Three-time BCS national champion and former Alabama quarterback A.J. McCarron didn't impress with his workout numbers at the 2014 NFL Scouting Combine on Sunday, but his strong performance in the passing drills are poised to boost his stock ahead of May's draft.
While a majority of the top quarterback prospects chose to sit out of the throwing drills, McCarron not only participated, but showcased an accurate arm, giving NFL coaches and general managers a visual to consider over the next couple of months.
Although no one will be talking about McCarron's 40-yard dash time (4.94 seconds) or his vertical jump (28 inches), he was able to display his biggest strength in Indianapolis providing NFL higher-ups with an up-close look at his touch and timing—two attributes NFL quarterbacks need in order to be successful over a long period of time.
On top of McCarron's dangerous arm, he possesses the mental makeup, pocket poise and confidence to help turn around a struggling franchise.
It's far too early to start making career comparisons, but McCarron's combine effort is reminiscent of New England Patriots quarterback and future Hall of Famer Tom Brady's back in 2000. While both are clearly short on athleticism, they aren't lacking when it comes to the ability to make plays from the pocket.
Not surprisingly, the reigning Maxwell Award winner hopes to model his NFL career after the former sixth-round draft pick.
During interviews with the media, McCarron admitted that he feels "disrespected" at times because of his success at Alabama, but adds that his experience in Tuscaloosa has prepared him for the next level, per Sporting News' Ken Bradley:
I feel like I’ve been disrespected my whole college career because I won. And that’s usually the knock on me is deep ball and that we won, and I won behind NFL talent, which is crazy because when you get to the NFL, you’re playing with NFL talent. It’s not like we didn’t play anybody. We played in the SEC — to me the best conference in college football.
The 23-year-old McCarron makes an excellent point. He succeeded at the toughest position in the toughest conference in college football. And if his strength is getting the ball to teammates where they're able to do the most with it, is that really a negative?

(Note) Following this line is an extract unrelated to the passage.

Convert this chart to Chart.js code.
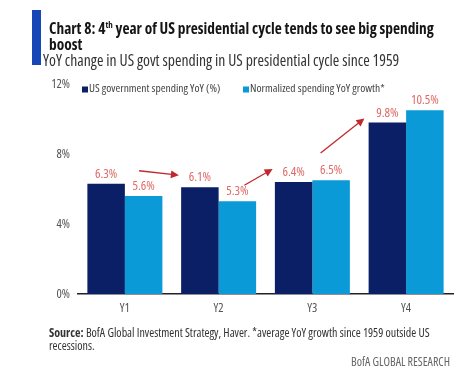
<!DOCTYPE html>
<html>
<head>
<meta charset="utf-8">
<script src="https://cdn.jsdelivr.net/npm/chart.js@4"></script>
<style>
  html, body { margin: 0; padding: 0; background: #fff; }
  #wrap { position: relative; width: 475px; height: 374px; overflow: hidden; font-family: "Open Sans", sans-serif; font-stretch: condensed; }
  #accent { position: absolute; left: 32px; top: 10px; width: 9px; height: 55px; background: #1747b6; }
  #title { position: absolute; left: 49px; top: 21px; width: 385px; font-weight: bold; font-size: 15.4px; line-height: 16px; color: #151515; }
  #title sup { font-size: 9px; line-height: 0; }
  #subtitle { position: absolute; left: 43px; top: 52px; font-size: 15.7px; line-height: 16px; color: #333; white-space: nowrap; }
  #source { position: absolute; left: 49px; top: 326px; width: 400px; font-size: 12px; line-height: 13px; color: #333; }
  #brand { position: absolute; right: 25px; top: 355px; font-size: 12px; line-height: 14px; color: #666; }
  canvas { position: absolute; left: 0; top: 0; }
</style>
</head>
<body>
<div id="wrap">
  <canvas id="chart" width="475" height="374"></canvas>
  <div id="accent"></div>
  <div id="title">Chart 8: 4<sup>th</sup> year of US presidential cycle tends to see big spending boost</div>
  <div id="subtitle">YoY change in US govt spending in US presidential cycle since 1959</div>
  <div id="source"><b>Source:</b> BofA Global Investment Strategy, Haver. *average YoY growth since 1959 outside US recessions.</div>
  <div id="brand">BofA GLOBAL RESEARCH</div>
</div>
<script>
// =====================
// DATA
// =====================
const years = ["Y1", "Y2", "Y3", "Y4"];
const govSpending = [6.3, 6.1, 6.4, 9.8];
const normSpending = [5.6, 5.3, 6.5, 10.5];
const yTicks = [0, 4, 8, 12];
const seriesNames = ["US government spending YoY (%)", "Normalized spending YoY growth*"];

const NAVY = "#0b1f66";
const SKY = "#0a9ad8";
const LABEL_RED = "#de6b66";
const ARROW_RED = "#c1272d";
const FONT = "'Open Sans', sans-serif";

// =====================
// PLUGINS
// =====================
// keep canvas text condensed like the html text
const condensed = {
  id: "condensed",
  beforeDraw(chart) { chart.ctx.fontStretch = "condensed"; }
};

// value labels above each bar
const valueLabels = {
  id: "valueLabels",
  afterDatasetsDraw(chart) {
    const ctx = chart.ctx;
    ctx.save();
    ctx.font = "13px " + FONT;
    ctx.fontStretch = "condensed";
    ctx.fillStyle = LABEL_RED;
    ctx.textAlign = "center";
    ctx.textBaseline = "bottom";
    chart.data.datasets.forEach((ds, di) => {
      chart.getDatasetMeta(di).data.forEach((bar, i) => {
        ctx.fillText(ds.data[i].toFixed(1) + "%", bar.x, bar.y - 3);
      });
    });
    ctx.restore();
  }
};

// red arrows between the years (anchored to bars)
const arrows = {
  id: "arrows",
  afterDatasetsDraw(chart) {
    const ctx = chart.ctx;
    const gov = chart.getDatasetMeta(0).data;
    const norm = chart.getDatasetMeta(1).data;
    const segs = [
      [gov[0].x + 33, gov[0].y - 13, gov[1].x - 21, gov[1].y - 12],
      [norm[1].x + 7, norm[1].y - 16, gov[2].x - 21, gov[2].y - 13],
      [gov[2].x + 27, gov[2].y - 29, gov[3].x - 23, gov[3].y - 4]
    ];
    ctx.save();
    ctx.strokeStyle = ARROW_RED;
    ctx.fillStyle = ARROW_RED;
    ctx.lineWidth = 1.3;
    segs.forEach(([x1, y1, x2, y2]) => {
      const a = Math.atan2(y2 - y1, x2 - x1);
      ctx.beginPath();
      ctx.moveTo(x1, y1);
      ctx.lineTo(x2 - 5 * Math.cos(a), y2 - 5 * Math.sin(a));
      ctx.stroke();
      ctx.beginPath();
      ctx.moveTo(x2, y2);
      ctx.lineTo(x2 - 8 * Math.cos(a) + 4 * Math.sin(a), y2 - 8 * Math.sin(a) - 4 * Math.cos(a));
      ctx.lineTo(x2 - 8 * Math.cos(a) - 4 * Math.sin(a), y2 - 8 * Math.sin(a) + 4 * Math.cos(a));
      ctx.closePath();
      ctx.fill();
    });
    ctx.restore();
  }
};

// legend drawn inside the plot area
const innerLegend = {
  id: "innerLegend",
  afterDraw(chart) {
    const ctx = chart.ctx;
    const area = chart.chartArea;
    const starts = [area.left + 4, area.left + 165];
    ctx.save();
    ctx.font = "11.5px " + FONT;
    ctx.fontStretch = "condensed";
    ctx.textBaseline = "middle";
    chart.data.datasets.forEach((ds, i) => {
      const x = starts[i], y = area.top + 5;
      ctx.fillStyle = ds.backgroundColor;
      ctx.fillRect(x, y - 2.5, 6, 6);
      ctx.fillStyle = "#444";
      ctx.fillText(ds.label, x + 7, y);
    });
    ctx.restore();
  }
};

// =====================
// CHART
// =====================
new Chart(document.getElementById("chart"), {
  type: "bar",
  data: {
    labels: years,
    datasets: [
      { label: seriesNames[0], data: govSpending, backgroundColor: NAVY },
      { label: seriesNames[1], data: normSpending, backgroundColor: SKY }
    ]
  },
  options: {
    responsive: false,
    animation: false,
    layout: { padding: { left: 0, right: 22, top: 84, bottom: 60 } },
    datasets: { bar: { categoryPercentage: 0.8, barPercentage: 1.0 } },
    plugins: { legend: { display: false }, tooltip: { enabled: false } },
    scales: {
      x: {
        grid: { display: false, drawTicks: false },
        border: { display: true, color: "#222", width: 1.5 },
        ticks: { color: "#555", padding: 7, font: { family: FONT, size: 12.5 } },
        afterFit: s => { s.height = 20; }
      },
      y: {
        min: 0,
        max: 12,
        afterBuildTicks: s => { s.ticks = yTicks.map(v => ({ value: v })); },
        grid: { display: false, drawTicks: false },
        border: { display: false },
        ticks: { color: "#555", padding: 8, callback: v => v + "%", font: { family: FONT, size: 12.5 } },
        afterFit: s => { s.width = 78; }
      }
    }
  },
  plugins: [condensed, valueLabels, arrows, innerLegend]
});
</script>
</body>
</html>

Based on his performance at the combine, it's clear that McCarron has the arm required to deliver the ball where and when it needs to be in the NFL.
And if the ball doesn't get there, odds are it'll hit the ground harmlessly. After all, McCarron only threw 15 interceptions total over the past three seasons with the Crimson Tide, showcasing the sort of poise and patience that NFL coaches covet.
McCarron's impressive aerial display in Indy won't erase all of the concerns about his arm strength that show up on tape, but his decision to throw while other top-flight signal-callers watched from the sideline is sure to boost his stock heading into his pro day.
His lackluster workout numbers will no doubt keep him from leapfrogging the likes of Blake Bortles, Teddy Bridgewater and Johnny Manziel on draft boards across the league, but now NFL teams have had an opportunity to see McCarron make next-level throws in person, which could ultimately determine whether a franchise selects him a round earlier than anticipated.